В своих религиозно-философских трактатах поздний Толстой, вступивший на путь беспощадной полемики с Церковью, отрицал божественное происхождение Иисуса Христа, сомневался в бессмертии человеческой души, произвольно извлекал из четырёх Евангелий лишь заповеди Спасителя, подвергая их весьма вольной трактовке. Фактически он сам отлучил себя от Церкви, а Святейший Синод своим постановлением 1901 года лишь подтвердил уже состоявшийся факт.
Религиозное самоуправство Толстого встретило умного оппонента в лице фрейлины Императорского двора, воспитательницы царских детей Александры Андреевны Толстой. Дочь Андрея Андреевича Толстого, младшего брата толстовского дедушки, приходилась Льву Николаевичу двоюродной тёткой. Толстой очень её любил, к её мнениям прислушивался.
«Вы любите Христа, вы хотите следовать за ним (в этом я убедилась с радостью), и, однако, мы не можем вполне понимать друг друга, потому что Вы упорствуете видеть в Нём только величайшего проповедника нравственных законов, не признавая Его божественности, – утверждала Александра Андреевна. – Но я бессильна делать добро, лишать себя имущества и даже любить, не будучи предварительно соединена со Спасителем той таинственной, но вполне действительной связью, которая выше всяких умствований, или, проще сказать, не имеет с ними ничего общего, так как это есть откровение и сила, не зависящая от нас».

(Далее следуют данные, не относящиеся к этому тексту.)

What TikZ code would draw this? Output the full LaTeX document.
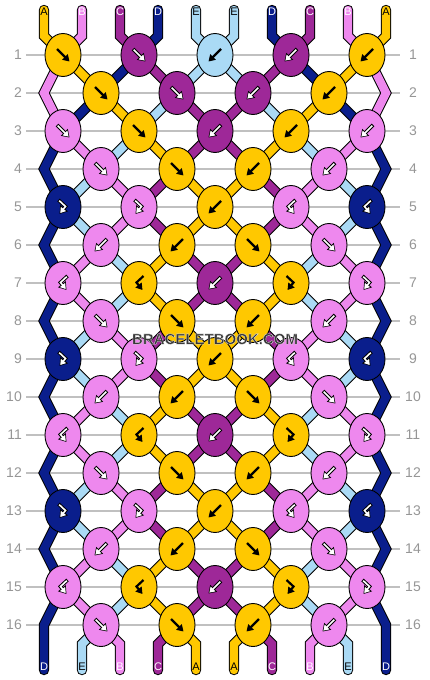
\documentclass[tikz,border=0pt]{standalone}
\usepackage{fontspec}
\setmainfont{Liberation Sans}
\usetikzlibrary{shapes.geometric,arrows.meta}
\definecolor{colA}{RGB}{255,200,0}
\definecolor{colB}{RGB}{238,136,238}
\definecolor{colC}{RGB}{158,40,152}
\definecolor{colD}{RGB}{10,30,140}
\definecolor{colE}{RGB}{170,218,245}
\definecolor{gridgrey}{RGB}{192,192,192}
\definecolor{numgrey}{RGB}{150,150,150}
\definecolor{wmgrey}{RGB}{56,56,56}
\pgfdeclarelayer{gridlayer}
\pgfdeclarelayer{threadlayer}
\pgfsetlayers{gridlayer,threadlayer,main}
\tikzset{
  link/.style={line width=8.4pt, line cap=butt, preaction={draw=black, line width=10.4pt}},
  strand/.style={line width=8.4pt, line cap=round, line join=miter, preaction={draw=black, line width=10.4pt, line cap=round, line join=miter}},
  knot/.style={ellipse, draw=black, line width=0.9pt, minimum width=36pt, minimum height=43pt, inner sep=0pt},
  wo/.style={draw=black, line width=3.6pt, line join=miter, -{Triangle[length=7.4pt,width=9.4pt]}},
  wi/.style={draw=white, line width=1.6pt, line join=miter, shorten >=1.2pt, shorten <=1pt, -{Triangle[length=5.2pt,width=6.4pt]}},
  bi/.style={draw=black, line width=2.2pt, line join=miter, -{Triangle[length=6.4pt,width=7.6pt]}},
  ao A/.style={draw=none}, ai A/.style={bi},
  ao E/.style={draw=none}, ai E/.style={bi},
  ao B/.style={wo}, ai B/.style={wi},
  ao C/.style={wo}, ai C/.style={wi},
  ao D/.style={wo}, ai D/.style={wi},
  lt A/.style={text=black}, lt E/.style={text=black},
  lt B/.style={text=white}, lt C/.style={text=white}, lt D/.style={text=white},
  lab/.style={font=\fontsize{11}{11}\selectfont, inner sep=0pt},
  num/.style={font=\fontsize{14}{14}\selectfont, text=numgrey, inner sep=0pt},
  gridline/.style={draw=gridgrey, line width=1.4pt},
  wm/.style={font=\fontsize{15}{15}\selectfont\bfseries, inner sep=0pt},
  pics/arrf/.style={code={\draw[ao #1] (-6,-6) -- (6.5,6.5); \draw[ai #1] (-6,-6) -- (6.5,6.5);}},
  pics/arrb/.style={code={\draw[ao #1] (6,-6) -- (-6.5,6.5); \draw[ai #1] (6,-6) -- (-6.5,6.5);}},
  pics/arrfb/.style={code={\draw[ao #1] (-4.5,-7) -- (2.5,-0.5) -- (-3.5,7); \draw[ai #1] (-4.5,-7) -- (2.5,-0.5) -- (-3.5,7);}},
  pics/arrbf/.style={code={\draw[ao #1] (4.5,-7) -- (-2.5,-0.5) -- (3.5,7); \draw[ai #1] (4.5,-7) -- (-2.5,-0.5) -- (3.5,7);}},
}
\begin{document}
\begin{tikzpicture}[x=1pt,y=-1pt]
\useasboundingbox (0,0) rectangle (430,680);
% grid lines and row numbers
\begin{pgfonlayer}{gridlayer}
\foreach \r in {1,...,16}{
  \pgfmathsetmacro\y{55+38*(\r-1)}
  \coordinate (gl-\r) at (26,\y);
  \coordinate (gr-\r) at (400,\y);
  \draw[gridline] (gl-\r) -- (gr-\r);
}
\end{pgfonlayer}
\foreach \r in {1,...,16}{
  \pgfmathsetmacro\y{55+38*(\r-1)}
  \node[num, anchor=east] (nl-\r) at (22,\y) {\r};
  \node[num] (nr-\r) at (413,\y) {\r};
}
% knots
\foreach \r/\lst in {
  1/{A/f,C/f,E/b,C/b,A/b},
  2/{A/f,C/f,C/b,A/b},
  3/{B/f,A/f,C/b,A/b,B/b},
  4/{B/f,A/f,A/b,B/b},
  5/{D/fb,B/fb,A/b,B/bf,D/bf},
  6/{B/b,A/b,A/f,B/f},
  7/{B/bf,A/bf,C/b,A/fb,B/fb},
  8/{B/f,A/f,A/b,B/b},
  9/{D/fb,B/fb,A/b,B/bf,D/bf},
  10/{B/b,A/b,A/f,B/f},
  11/{B/bf,A/bf,C/b,A/fb,B/fb},
  12/{B/f,A/f,A/b,B/b},
  13/{D/fb,B/fb,A/b,B/bf,D/bf},
  14/{B/b,A/b,A/f,B/f},
  15/{B/bf,A/bf,C/b,A/fb,B/fb},
  16/{B/f,A/f,A/b,B/b}}{
  \foreach \c/\t [count=\j] in \lst {
    \ifodd\r \def\xo{63}\else \def\xo{101}\fi
    \pgfmathsetmacro\x{\xo+76*(\j-1)}
    \pgfmathsetmacro\y{55+38*(\r-1)}
    \node[knot, fill=col\c] (k-\r-\j) at (\x,\y) {};
    \pic at (k-\r-\j.center) {arr\t=\c};
  }
}
% edge vertices
\foreach \r in {2,4,...,16}{
  \pgfmathsetmacro\y{55+38*(\r-1)}
  \coordinate (L-\r) at (44,\y);
  \coordinate (R-\r) at (386,\y);
}
\begin{pgfonlayer}{threadlayer}
% links between knots
\foreach \r/\st in {
  1/{B,A,D,C,E,E,C,D,A,B},
  2/{B,D,A,E,C,C,E,A,D,B},
  3/{D,B,E,A,C,C,A,E,B,D},
  4/{D,E,B,C,A,A,C,B,E,D},
  5/{D,E,B,C,A,A,C,B,E,D},
  6/{D,B,E,A,C,C,A,E,B,D},
  7/{D,B,E,A,C,C,A,E,B,D},
  8/{D,E,B,C,A,A,C,B,E,D},
  9/{D,E,B,C,A,A,C,B,E,D},
  10/{D,B,E,A,C,C,A,E,B,D},
  11/{D,B,E,A,C,C,A,E,B,D},
  12/{D,E,B,C,A,A,C,B,E,D},
  13/{D,E,B,C,A,A,C,B,E,D},
  14/{D,B,E,A,C,C,A,E,B,D},
  15/{D,B,E,A,C,C,A,E,B,D}}{
  \foreach \c [count=\p] in \st {
    \ifnum\p>1 \ifnum\p<10
      \pgfmathtruncatemacro\jo{(\p+1)/2}
      \pgfmathtruncatemacro\je{\p/2}
      \pgfmathtruncatemacro\rn{\r+1}
      \ifodd\r \def\src{k-\r-\jo}\def\dst{k-\rn-\je}\else \def\src{k-\r-\je}\def\dst{k-\rn-\jo}\fi
      \draw[link, draw=col\c] (\src.center) -- (\dst.center);
    \fi\fi
  }
}
% top strands
\foreach \c [count=\p] in {A,B,C,D,E,E,D,C,B,A}{
  \pgfmathsetmacro\x{44+38*(\p-1)}
  \pgfmathtruncatemacro\jo{(\p+1)/2}
  \coordinate (t-\p) at (\x,10);
  \coordinate (tb-\p) at (\x,36);
  \draw[strand, draw=col\c] (t-\p) -- (tb-\p) -- (k-1-\jo.center);
}
% bottom strands
\foreach \c [count=\p] in {D,E,B,C,A,A,C,B,E,D}{
  \pgfmathsetmacro\x{44+38*(\p-1)}
  \pgfmathtruncatemacro\je{\p/2}
  \coordinate (be-\p) at (\x,670);
  \coordinate (bb-\p) at (\x,644);
  \ifnum\p>1 \ifnum\p<10
    \draw[strand, draw=col\c] (k-16-\je.center) -- (bb-\p) -- (be-\p);
  \fi\fi
}
% edge threads
\foreach \r/\c in {2/B,4/D,6/D,8/D,10/D,12/D,14/D}{
  \pgfmathtruncatemacro\rp{\r-1}
  \pgfmathtruncatemacro\rn{\r+1}
  \draw[strand, draw=col\c] (k-\rp-1.center) -- (L-\r) -- (k-\rn-1.center);
  \draw[strand, draw=col\c] (k-\rp-5.center) -- (R-\r) -- (k-\rn-5.center);
}
\draw[strand, draw=colD] (k-15-1.center) -- (L-16) -- (be-1);
\draw[strand, draw=colD] (k-15-5.center) -- (R-16) -- (be-10);
\end{pgfonlayer}
% labels
\foreach \c [count=\p] in {A,B,C,D,E,E,D,C,B,A}{
  \pgfmathsetmacro\x{44+38*(\p-1)}
  \node[lab, lt \c] (tl-\p) at (\x,12) {\c};
}
\foreach \c [count=\p] in {D,E,B,C,A,A,C,B,E,D}{
  \pgfmathsetmacro\x{44+38*(\p-1)}
  \node[lab, lt \c] (bl-\p) at (\x,667) {\c};
}
% watermark: one text, filled grey with a thin light outline
\node[wm, text=wmgrey] (wm) at (215,339) {\special{pdf:literal direct 2 Tr 0.92 0.92 0.92 RG 0.3 w}BRACELETBOOK.COM\special{pdf:literal direct 0 Tr}};
\end{tikzpicture}
\end{document}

Что представляет собой человек без этой силы? Апостол Павел говорит о нём: “Добра, которого хочу, не делаю, а делаю зло, которого не хочу” (Рим. 7:19). Это противоречие повторяется в душе всякого разумного существа. Да, я хочу добра, а моя греховная природа противится этому желанию на каждом шагу моей жизни. Кто же поможет мне победить эту двойственность? – Только Благодать Святого Духа, которую Христос велит призывать и которую обещает ниспослать всем, просящим её горячо и неотступно. Без этой помощи я впала бы, несомненно, в совершенное бессилие, между тем как Вы считаете возможным выполнение учения Христова силой собственной воли. Отняв у людей Божественную помощь, Вы создаёте путников голодных и алчущих, лишённых пищи и воды. Хватит ли у них силы донести до конца тяготу обязанностей, лежащих на них?».
Толстой не берёт в расчёт, что христианин обладает не только естественными, но и благодатными силами. Он не хочет замечать, что без поддержки благодатных сил человек остаётся пленником своей отуманенной грехом природы. Изменить её лишь своими усилиями человек не может. Святитель Феофан Затворник говорит: «Кто творит по самонадеянности, со смелостию до дерзости, в самоугодие или человекоугодие, тот, хотя и в правых делах, образует в себе злой дух самоправедности, кичения и фарисейства».
Однако впавший в ересь Толстой не переставал быть великим художником, способным к постоянному духовному росту и неожиданным переменам. Своё вероучение он не возводил в непреложный догмат, как это делали его многочисленные ученики. И когда он воспринимал мир глазами художника, влюблённого в жизнь, многие религиозные умствования отступали или подвергались невольному сомнению.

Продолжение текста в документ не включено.